Tate & Lyle Sugars is seeking damages from the European Commission over tariffs

Tate & Lyle Sugars is seeking damages from the European Commission over tariffs

Tate & Lyle Sugars (TLS) is taking the European Commission to court over tariffs on sugar imports.

The company, formed last year after US firm American Sugar Refining acquired Tate & Lyle plc's sugar operations, is seeking EUR35m (US$47m) that it claims it lost due to tariffs on sugar imports. The tariffs, Tate & Lyle Sugars claims, are unfairly stifling competition.

Tate & Lyle Sugars argues the European Commission's treatment of the market for sugar is harming sugar refined from cane, which is exported from abroad, and favouring rival beet producers, most of whom are domestic. Beet makes up 80% of the European sugar supply and cane 20%

A spokesperson from Tate & Lyle Sugars said that the tariff is "prohibitively high" and favours domestic producers.

He said: "The case boils down to the fact that there's a discrepancy between domestic suppliers, which don't have to pay tariffs, and refiners like Tate & Lyle that do."

On Wednesday (5 October), Tate & Lyle Sugars chief executive Ian Bacon met representatives of UK Business Secretary Vince Cable to discuss the lawsuit. A spokesperson for Mr Cable said the government was "listening seriously".

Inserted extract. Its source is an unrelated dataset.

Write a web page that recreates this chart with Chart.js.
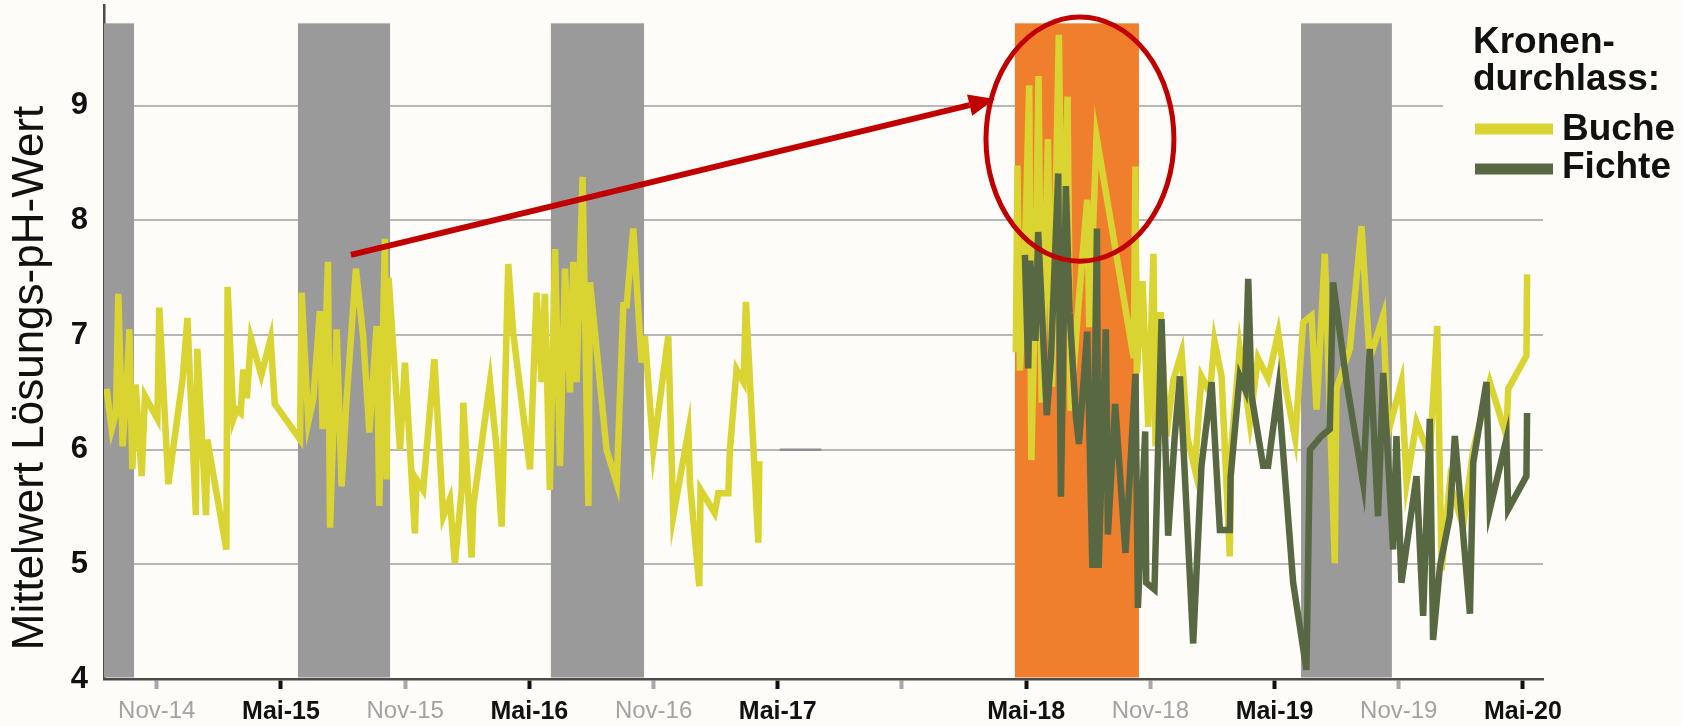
<!DOCTYPE html>
<html>
<head>
<meta charset="utf-8">
<title>Mittelwert Lösungs-pH-Wert</title>
<script src="https://cdn.jsdelivr.net/npm/chart.js"></script>
<style>
  html, body { margin: 0; padding: 0; background: #fdfcf8; }
  #wrap { width: 1682px; height: 726px; }
</style>
</head>
<body>
<div id="wrap"><canvas id="phChart" width="1682" height="726"></canvas></div>
<script>
// Data: x = months since Jan 2014 (16 = Mai-15), y = pH
const bucheData = [
  [7.58,6.53],[7.82,6.18],[8.03,6.32],[8.14,7.36],[8.35,6.03],[8.55,6.56],[8.67,7.05],[8.82,5.83],
  [8.98,6.57],[9.27,5.77],[9.43,6.47],[10.03,6.27],[10.12,7.24],[10.56,5.70],[11.25,6.62],[11.48,7.15],
  [11.89,5.43],[11.96,6.88],[12.38,5.43],[12.44,6.09],[13.36,5.13],[13.42,7.42],[13.70,6.27],[13.85,6.35],
  [14.05,6.32],[14.18,6.70],[14.35,6.45],[14.55,6.97],[15.05,6.65],[15.50,6.97],[15.70,6.40],[16.92,6.09],
  [17.00,7.37],[17.32,6.24],[17.56,6.44],[17.88,7.21],[18.01,6.18],[18.27,7.64],[18.37,5.32],[18.69,7.05],
  [18.93,5.68],[19.17,6.44],[19.62,7.58],[19.98,6.97],[20.27,6.15],[20.62,7.08],[20.75,5.51],[21.02,7.84],
  [21.10,5.74],[21.20,7.50],[21.75,6.00],[21.99,6.76],[22.47,5.27],[22.55,5.74],[22.87,5.65],[23.41,6.79],
  [23.84,5.42],[24.16,5.57],[24.40,5.01],[24.73,5.65],[24.81,6.41],[25.21,5.06],[25.29,5.51],[26.10,6.59],
  [26.42,6.00],[26.66,5.33],[26.98,7.62],[27.22,7.02],[28.03,5.83],[28.35,7.37],[28.59,6.59],[28.75,7.36],
  [28.99,5.65],[29.24,7.75],[29.48,5.86],[29.72,7.58],[29.96,6.50],[30.12,7.64],[30.28,6.59],[30.57,8.38],
  [30.85,5.51],[30.93,7.46],[31.73,6.00],[32.22,5.71],[32.54,7.26],[32.70,7.26],[33.02,7.93],[33.18,7.46],
  [33.42,6.76],[33.58,6.99],[33.99,6.00],[34.71,6.99],[34.95,5.42],[35.68,6.16],[35.76,5.71],[36.21,4.81],
  [36.27,5.65],[36.95,5.45],[37.13,5.62],[37.61,5.62],[37.69,6.00],[38.01,6.70],[38.35,6.59],[38.46,7.29],
  [39.06,5.19],[39.11,5.90],
  [45.00,null],
  [51.50,6.85],[51.58,8.48],[51.70,6.69],[51.95,7.80],[52.15,9.18],[52.25,5.91],[52.45,7.50],[52.60,9.26],
  [52.75,6.41],[53.05,8.71],[53.25,6.55],[53.58,9.62],[53.75,7.30],[54.00,9.08],[54.15,6.34],[54.50,7.20],
  [54.95,8.18],[55.05,7.07],[55.40,8.73],[57.20,6.80],[57.28,8.47],[57.35,6.67],[57.62,7.47],[57.90,6.20],
  [58.15,7.71],[58.25,6.03],[58.50,7.20],[58.78,6.12],[59.10,6.60],[59.51,6.85],[59.80,6.10],[60.15,5.83],
  [60.47,6.64],[60.88,6.50],[61.10,6.95],[61.44,6.64],[61.84,5.07],[61.90,6.00],[62.32,6.88],[62.81,6.24],
  [63.20,6.80],[63.69,6.62],[64.18,7.02],[64.58,6.50],[65.00,6.10],[65.38,7.11],[65.79,7.17],[66.03,6.35],
  [66.43,7.71],[66.91,5.01],[66.99,6.53],[67.64,6.88],[68.20,7.95],[68.60,6.79],[69.25,7.17],[69.49,6.15],
  [70.13,6.59],[70.38,5.71],[70.86,6.24],[71.50,5.94],[71.86,7.08],[72.07,4.95],[72.47,5.71],[73.11,5.33],
  [73.60,6.00],[74.40,6.59],[75.20,6.12],[75.29,6.53],[76.17,6.82],[76.20,7.53]
];

const fichteData = [
  [51.94,7.70],[52.10,6.71],[52.20,7.65],[52.45,6.95],[52.58,7.90],[53.00,6.30],[53.20,6.80],[53.55,8.41],
  [53.68,5.59],[53.92,8.30],[54.10,7.20],[54.40,6.30],[54.55,6.05],[54.95,7.03],[55.20,4.97],[55.42,7.93],
  [55.50,4.97],[55.85,7.05],[55.95,5.26],[56.30,6.40],[56.80,5.10],[57.28,6.66],[57.40,4.62],[57.75,6.16],
  [57.80,4.84],[58.20,4.78],[58.54,7.14],[58.86,5.25],[59.18,6.12],[59.43,6.64],[60.07,4.31],[60.47,5.86],
  [60.96,6.59],[61.36,5.30],[61.84,5.30],[61.88,5.77],[62.32,6.64],[62.57,6.53],[62.73,7.49],[62.89,6.47],
  [63.45,5.86],[63.69,5.86],[64.18,6.53],[64.90,4.84],[65.54,4.08],[65.71,6.00],[66.27,6.12],[66.67,6.18],
  [66.83,7.46],[67.48,6.59],[68.28,5.71],[68.60,6.88],[69.00,5.42],[69.25,6.67],[69.73,5.13],[69.89,6.12],
  [70.13,4.84],[70.86,5.77],[71.18,4.55],[71.50,6.27],[71.66,4.34],[71.99,4.98],[72.47,5.42],[72.71,6.12],
  [73.44,4.57],[73.60,5.89],[74.24,6.59],[74.40,5.48],[75.20,6.09],[75.29,5.48],[76.17,5.77],[76.20,6.32]
];

// short grey stub on the 6-line after Mai-17
const stubData = [[40.10,6.00],[42.10,6.00]];

// axis ticks
const yTicks = [4, 5, 6, 7, 8, 9];
const xTickMonths = [10, 16, 22, 28, 34, 40, 46, 52, 58, 64, 70, 76];
const xTickLabels = ['Nov-14', 'Mai-15', 'Nov-15', 'Mai-16', 'Nov-16', 'Mai-17', '', 'Mai-18', 'Nov-18', 'Mai-19', 'Nov-19', 'Mai-20'];

// shaded periods (months), the 2018 one is highlighted
const bandStart = [7.45, 16.82, 29.04, 51.46, 65.28];
const bandEnd = [8.90, 21.27, 33.54, 57.45, 69.67];
const bandHighlight = [false, false, false, true, false];
const bandTop = 9.72;

// red annotation (data units)
const arrowFrom = [19.38, 7.70];
const arrowTo = [50.49, 9.06];
const ellipseCenter = [54.60, 8.71];
const ellipseRadius = [4.54, 1.065];

// Styles
const FONT = "'Liberation Sans', Arial, sans-serif";
const BG = '#fdfcf8';
const BUCHE = '#d9d431';
const FICHTE = '#586842';
const GREY_BAND = '#9a9a9a';
const ORANGE_BAND = '#ef7f2d';
const RED = '#c00000';

const toXY = arr => arr.map(p => ({ x: p[0], y: p[1] }));
const isMai = i => xTickLabels[i] && xTickLabels[i].startsWith('Mai');

// Background + shaded periods
const bandsPlugin = {
    id: 'bands',
    beforeDraw(chart) {
        const ctx = chart.ctx;
        ctx.save();
        ctx.fillStyle = BG;
        ctx.fillRect(0, 0, chart.width, chart.height);
        ctx.restore();
    },
    beforeDatasetsDraw(chart) {
        const { ctx, scales: { x, y } } = chart;
        ctx.save();
        bandStart.forEach((start, i) => {
            const left = x.getPixelForValue(start);
            const right = x.getPixelForValue(bandEnd[i]);
            const top = y.getPixelForValue(bandTop);
            const bottom = y.getPixelForValue(y.min) - 1.5;
            ctx.fillStyle = bandHighlight[i] ? ORANGE_BAND : GREY_BAND;
            ctx.fillRect(left, top, right - left, bottom - top);
        });
        ctx.restore();
    }
};

// Arrow and ellipse
const annotationPlugin = {
    id: 'annot',
    afterDatasetsDraw(chart) {
        const { ctx, scales: { x, y } } = chart;
        const x1 = x.getPixelForValue(arrowFrom[0]), y1 = y.getPixelForValue(arrowFrom[1]);
        const x2 = x.getPixelForValue(arrowTo[0]), y2 = y.getPixelForValue(arrowTo[1]);
        const ang = Math.atan2(y2 - y1, x2 - x1);
        const headLen = 26, headHalf = 11;
        ctx.save();
        ctx.strokeStyle = RED;
        ctx.fillStyle = RED;
        ctx.lineWidth = 6;
        ctx.beginPath();
        ctx.moveTo(x1, y1);
        ctx.lineTo(x2 - headLen * Math.cos(ang), y2 - headLen * Math.sin(ang));
        ctx.stroke();
        ctx.beginPath();
        ctx.moveTo(x2, y2);
        ctx.lineTo(x2 - headLen * Math.cos(ang) + headHalf * Math.sin(ang), y2 - headLen * Math.sin(ang) - headHalf * Math.cos(ang));
        ctx.lineTo(x2 - headLen * Math.cos(ang) - headHalf * Math.sin(ang), y2 - headLen * Math.sin(ang) + headHalf * Math.cos(ang));
        ctx.closePath();
        ctx.fill();

        const cx = x.getPixelForValue(ellipseCenter[0]);
        const cy = y.getPixelForValue(ellipseCenter[1]);
        const rx = x.getPixelForValue(ellipseCenter[0] + ellipseRadius[0]) - cx;
        const ry = cy - y.getPixelForValue(ellipseCenter[1] + ellipseRadius[1]);
        ctx.lineWidth = 5;
        ctx.beginPath();
        ctx.ellipse(cx, cy, rx, ry, 0, 0, Math.PI * 2);
        ctx.stroke();
        ctx.restore();
    }
};

// Axis title and legend block
const textPlugin = {
    id: 'texts',
    afterDraw(chart) {
        const ctx = chart.ctx;
        ctx.save();
        // y title
        ctx.translate(43, 378);
        ctx.rotate(-Math.PI / 2);
        ctx.fillStyle = '#111';
        ctx.font = `44px ${FONT}`;
        ctx.textAlign = 'center';
        ctx.textBaseline = 'alphabetic';
        ctx.fillText('Mittelwert Lösungs-pH-Wert', 0, 0);
        ctx.restore();

        ctx.save();
        ctx.fillStyle = BG;
        ctx.fillRect(1443, 0, chart.width - 1443, 196);
        ctx.fillStyle = '#111';
        ctx.font = `bold 37px ${FONT}`;
        ctx.textAlign = 'left';
        ctx.textBaseline = 'alphabetic';
        ctx.fillText('Kronen-', 1473, 53);
        ctx.fillText('durchlass:', 1473, 90);
        ctx.lineWidth = 11;
        ctx.strokeStyle = BUCHE;
        ctx.beginPath(); ctx.moveTo(1475, 129); ctx.lineTo(1553, 129); ctx.stroke();
        ctx.strokeStyle = FICHTE;
        ctx.beginPath(); ctx.moveTo(1475, 169); ctx.lineTo(1553, 169); ctx.stroke();
        ctx.fillText('Buche', 1562, 140);
        ctx.fillText('Fichte', 1562, 178);
        ctx.restore();
    }
};

function createChart() {
    const ctx = document.getElementById('phChart');
    return new Chart(ctx, {
        type: 'line',
        data: {
            datasets: [
                {
                    label: 'Fichte',
                    data: toXY(fichteData),
                    borderColor: FICHTE,
                    borderWidth: 6.5,
                    pointRadius: 0,
                    tension: 0,
                    borderJoinStyle: 'miter',
                    spanGaps: false
                },
                {
                    label: 'Buche',
                    data: toXY(bucheData),
                    borderColor: BUCHE,
                    borderWidth: 6.5,
                    pointRadius: 0,
                    tension: 0,
                    borderJoinStyle: 'miter',
                    spanGaps: false
                },
                {
                    label: 'stub',
                    data: toXY(stubData),
                    borderColor: '#8e8e8e',
                    borderWidth: 2.5,
                    pointRadius: 0
                }
            ]
        },
        options: {
            responsive: false,
            animation: false,
            devicePixelRatio: 1,
            layout: { padding: { top: 5, right: 139, left: 0, bottom: 0 } },
            plugins: {
                legend: { display: false },
                tooltip: { enabled: false }
            },
            scales: {
                x: {
                    type: 'linear',
                    min: 7.45,
                    max: 76.97,
                    afterBuildTicks: s => { s.ticks = xTickMonths.map(v => ({ value: v })); },
                    afterFit: s => {
                        s.height = 47;
                        s.paddingLeft = 0;
                        s.paddingRight = 0;
                    },
                    grid: {
                        drawOnChartArea: false,
                        drawTicks: true,
                        tickLength: 10,
                        tickWidth: 4,
                        tickColor: c => isMai(c.index) ? '#111' : '#a8a8a8'
                    },
                    border: { display: true, color: '#4a4a4a', width: 2.5 },
                    ticks: {
                        autoSkip: false,
                        maxRotation: 0,
                        padding: 8,
                        callback: (v, i) => xTickLabels[i],
                        color: c => isMai(c.index) ? '#111' : '#a3a3a3',
                        font: c => isMai(c.index)
                            ? { family: FONT, size: 25, weight: 'bold' }
                            : { family: FONT, size: 24, weight: 'normal' }
                    }
                },
                y: {
                    min: 4,
                    max: 9.88,
                    afterBuildTicks: s => { s.ticks = yTicks.map(v => ({ value: v })); },
                    afterFit: s => {
                        s.width = 104;
                        s.paddingTop = 0;
                        s.paddingBottom = 0;
                    },
                    grid: {
                        drawTicks: false,
                        lineWidth: 2,
                        color: c => (c.tick && c.tick.value === 4) ? 'rgba(0,0,0,0)' : '#b7b7b7'
                    },
                    border: { display: true, color: '#4a4a4a', width: 2.5 },
                    ticks: {
                        padding: 16,
                        color: '#111',
                        font: { family: FONT, size: 31, weight: 'bold' }
                    }
                }
            }
        },
        plugins: [bandsPlugin, annotationPlugin, textPlugin]
    });
}

createChart();
</script>
</body>
</html>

"We were there to give them a full briefing and utilise British government support for our campaign for a level playing field", the spokesperson said.

He added the lawsuit will also help shoppers and food processors, as companies that import cane sugar are forced to pass the cost on to consumers.

Officials at the European Commission could not be reached for immediate comment. However, it told The Daily Telegraph on Wednesday: "The Commission maintains the regulations represent a balanced policy towards the sugar market."